LUNA ⚡️

The rare genius who appears once in a century. Évariste Galois was killed in 1832 at the young age of 20 in a duel, reportedly over a woman. The night before the duel, he stayed up writing a long letter, about 60 pages, explaining his mathematical ideas. Years later, in 1846, the mathematician Liouville published his work on what we now call group theory. However, it was not fully understood until around 1870, when Camille Jordan explained its true meaning and importance. Unlike Gauss, who often posed problems that others later solved, all of Galois’s work was completely original and far ahead of its time. Now imagine a different story. Suppose Galois had survived the duel and lived just five more years. After such a close call, he might have taken the time to clearly explain all his ideas. This could have sped up the development of group theory by about 40 years. More importantly, great mathematicians of that time would have had the chance to work on his ideas. Imagine if Gauss and Riemann had access to Galois’s work.
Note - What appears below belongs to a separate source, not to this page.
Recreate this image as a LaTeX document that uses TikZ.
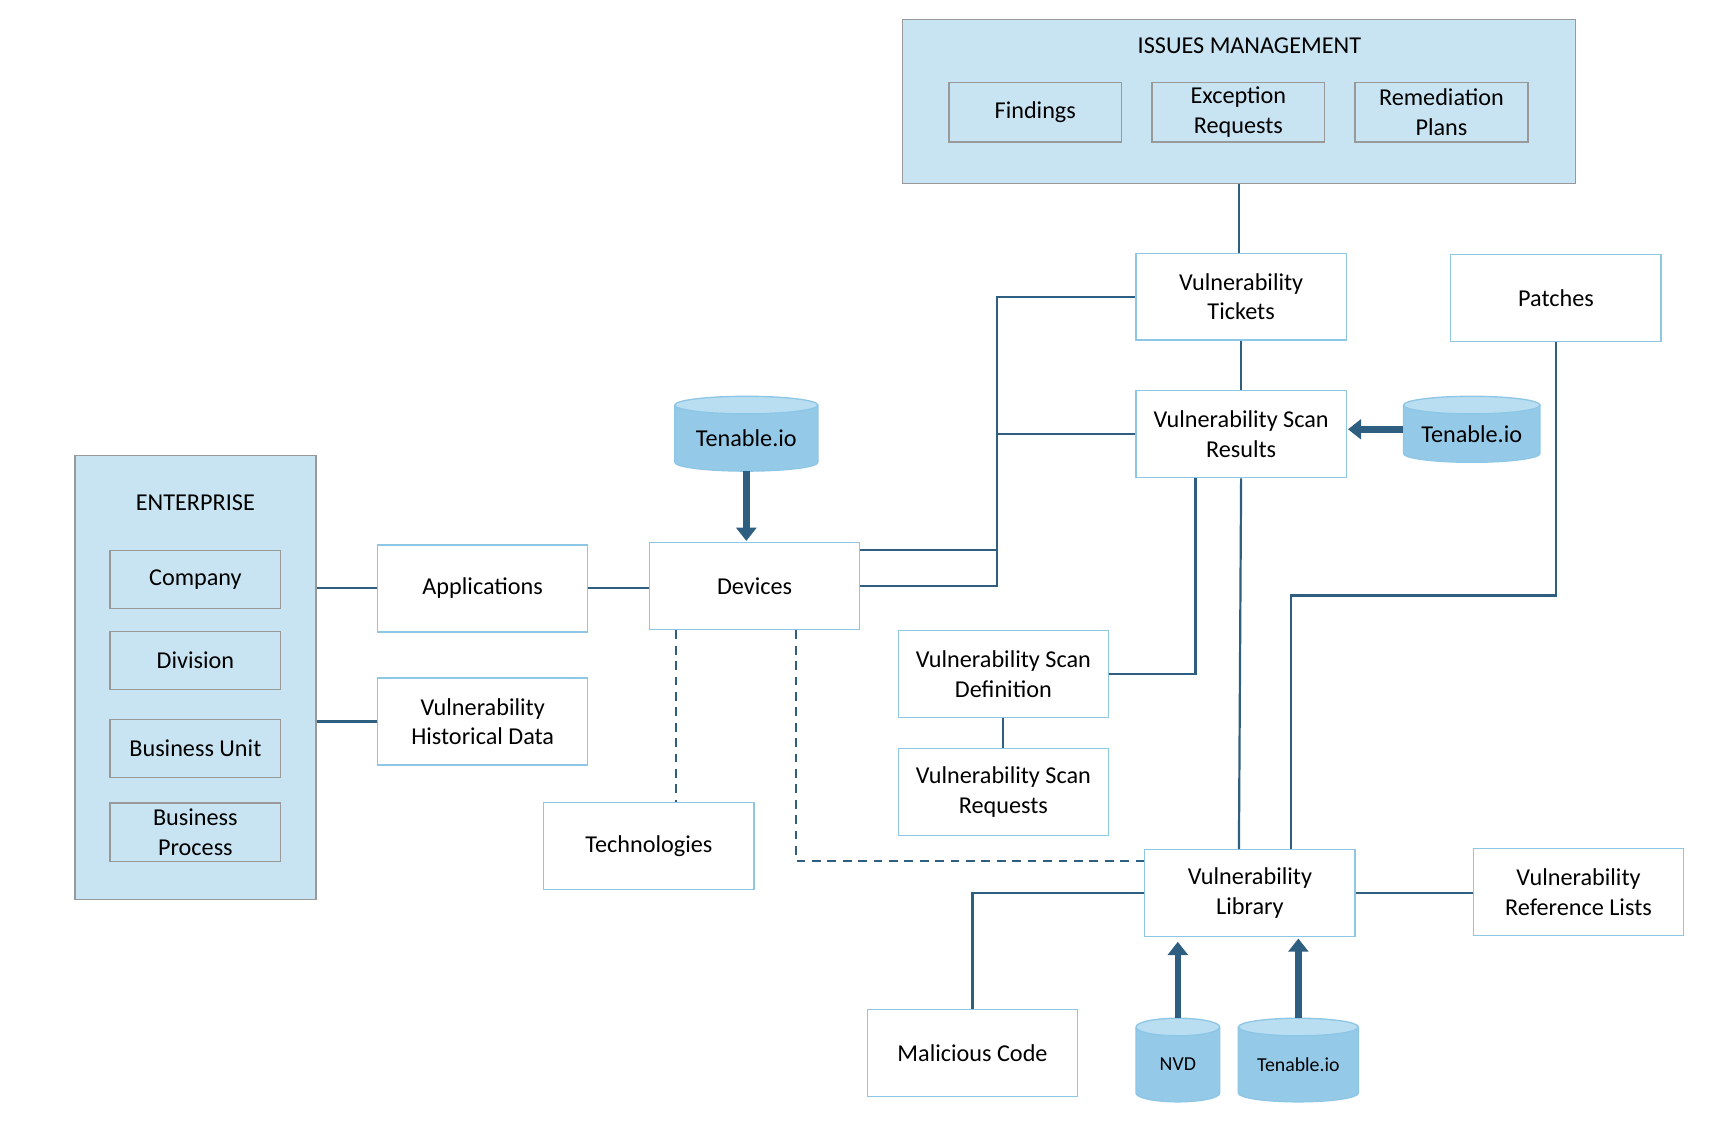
\documentclass[tikz,border=0pt]{standalone}
\usepackage{fontspec}
\setmainfont{Carlito}
\usetikzlibrary{arrows.meta}
\definecolor{bline}{HTML}{8EC6E6}
\definecolor{cline}{HTML}{2F5F80}
\definecolor{lfill}{HTML}{C8E4F2}
\definecolor{cylbody}{HTML}{94C9E8}
\definecolor{cyltop}{HTML}{B9DDF1}
\tikzset{
 box/.style={draw=bline,line width=0.6pt,fill=white,minimum width=95.5pt,minimum height=39.5pt,align=center,inner sep=1pt,font=\fontsize{11}{13.5}\selectfont},
 grp/.style={draw=gray!80,line width=0.6pt,fill=lfill},
 ibox/.style={draw=gray!80,line width=0.6pt,fill=lfill,align=center,inner sep=1pt,font=\fontsize{11}{13.5}\selectfont},
 ttl/.style={font=\fontsize{11}{13.5}\selectfont},
 ln/.style={draw=cline,line width=1pt},
 dln/.style={draw=cline,line width=1pt,dash pattern=on 4pt off 3pt},
 arr/.style={draw=cline,line width=3pt,-{Triangle[width=9pt,length=6pt]}},
}
\newcommand\mycyl[7]{%
 \pgfmathsetmacro\rx{(#3-#2)/4}%
 \pgfmathsetmacro\cx{(#2+#3)/2}%
 \pgfmathsetmacro\cy{(#4+#5)/2+4}%
 \fill[cylbody] (#2,-#4-8) -- (#2,-#5+8) arc[start angle=180,end angle=360,x radius=\rx pt,y radius=4pt] -- (#3,-#4-8) -- cycle;
 \fill[cyltop] (\cx,-#4-8) ellipse[x radius=\rx pt,y radius=4pt];
 \draw[bline,line width=0.6pt] (#2,-#4-8) -- (#2,-#5+8) arc[start angle=180,end angle=360,x radius=\rx pt,y radius=4pt] -- (#3,-#4-8);
 \draw[bline,line width=0.6pt] (\cx,-#4-8) ellipse[x radius=\rx pt,y radius=4pt];
 \node[font=\fontsize{#7}{13}\selectfont] (#1) at (\cx,-\cy) {#6};
 \coordinate (#1-b) at (\cx,-#5);
 \coordinate (#1-t) at (\cx,-#4);
 \coordinate (#1-l) at (#2,-\cy+4);
}
\begin{document}
\begin{tikzpicture}[x=0.5pt,y=0.5pt]
\useasboundingbox (0,0) rectangle (1568,-1027);
% Issues management
\node[grp,minimum width=305.5pt,minimum height=74.5pt] (issues) at (1125.5,-92.5) {};
\node[ttl] (issuest) at (1135,-42) {ISSUES MANAGEMENT};
\node[ibox,minimum width=78.5pt,minimum height=27pt] (find) at (940.5,-102) {Findings};
\node[ibox,minimum width=78.5pt,minimum height=27pt] (exc) at (1125,-102) {Exception\\Requests};
\node[ibox,minimum width=78.5pt,minimum height=27pt] (rem) at (1309.5,-102) {Remediation\\Plans};
% Enterprise
\node[grp,minimum width=109.5pt,minimum height=201.5pt] (ent) at (177.5,-615.5) {};
\node[ttl] (entt) at (177.5,-457) {ENTERPRISE};
\node[ibox,minimum width=77.5pt,minimum height=26.5pt] (comp) at (177.5,-526.5) {Company};
\node[ibox,minimum width=77.5pt,minimum height=26.5pt] (div) at (177.5,-600) {Division};
\node[ibox,minimum width=77.5pt,minimum height=26.5pt] (bu) at (177.5,-680) {Business Unit};
\node[ibox,minimum width=77.5pt,minimum height=26.5pt] (bp) at (177.5,-756) {Business\\Process};
% boxes
\node[box] (tickets) at (1127.5,-269.5) {Vulnerability\\Tickets};
\node[box] (patches) at (1413.5,-270.5) {Patches};
\node[box] (results) at (1127.5,-394.5) {Vulnerability Scan\\Results};
\node[box] (apps) at (438.5,-534.5) {Applications};
\node[box] (hist) at (438.5,-655.5) {Vulnerability\\Historical Data};
\node[box] (devices) at (685.5,-532.5) {Devices};
\node[box] (vsdef) at (911.5,-612.5) {Vulnerability Scan\\Definition};
\node[box] (vsreq) at (911.5,-719.5) {Vulnerability Scan\\Requests};
\node[box] (tech) at (589.5,-768.5) {Technologies};
\node[box] (lib) at (1135.5,-811.5) {Vulnerability\\Library};
\node[box] (ref) at (1434,-810.5) {Vulnerability\\Reference Lists};
\node[box] (mal) at (883.5,-956.5) {Malicious Code};
% cylinders
\mycyl{tentop}{613}{743}{360}{428}{Tenable.io}{11}
\mycyl{tenr}{1275}{1399}{360}{420}{Tenable.io}{11}
\mycyl{nvd}{1032}{1108}{925}{1001}{NVD}{9}
\mycyl{tenb}{1125}{1234}{925}{1001}{Tenable.io}{9}
% connectors
\draw[ln] (issues.south) -- (issues.south |- tickets.north);
\draw[ln] (tickets.south) -- (results.north);
\draw[ln] (tickets.west) -| (906,-532.5) -- (devices.east);
\draw[ln] (results.west) -- (906,-394.5);
\draw[ln] ([yshift=16.25pt]devices.east) -- (906,-500);
\draw[ln] (ent.east |- apps.west) -- (apps.west);
\draw[ln] (ent.east |- hist.west) -- (hist.west);
\draw[ln] (apps.east) -- (apps.east -| devices.west);
\draw[ln] ([xshift=-20.75pt]results.south) |- (vsdef.east);
\draw[ln] (vsdef.south) -- (vsreq.north);
\draw[ln] (results.south) -- ([xshift=-5pt]lib.north);
\draw[ln] (patches.south) -- (1413.5,-541) -- (1173,-541) -- ([xshift=18.75pt]lib.north);
\draw[dln] ([xshift=-35.75pt]devices.south) -- ([xshift=12.25pt]tech.north);
\draw[dln] ([xshift=18.75pt]devices.south) |- ([yshift=14.75pt]lib.west);
\draw[ln] (lib.west) -| (mal.north);
\draw[ln] (lib.east) -- (lib.east -| ref.west);
% arrows
\draw[arr] (tentop-b) -- ([yshift=0.5pt]tentop-b |- devices.north);
\draw[arr] (tenr-l) -- ([xshift=0.5pt]results.east |- tenr-l);
\draw[arr] (nvd-t) -- ([yshift=-2pt]nvd-t |- lib.south);
\draw[arr] (tenb-t) -- ([yshift=-0.5pt]tenb-t |- lib.south);
\end{tikzpicture}
\end{document}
It would be like giving a scientist from the past a modern computer to solve complex problems. If that had happened, it is possible that important theories in physics, like magnetism and relativity, might have been developed earlier. Even Cantor, who later worked on infinity and set theory, might have reached his discoveries sooner and gone even further. Galois’s early death likely delayed the progress of mathematics by decades, especially during a key period before the rise of relativity and quantum mechanics.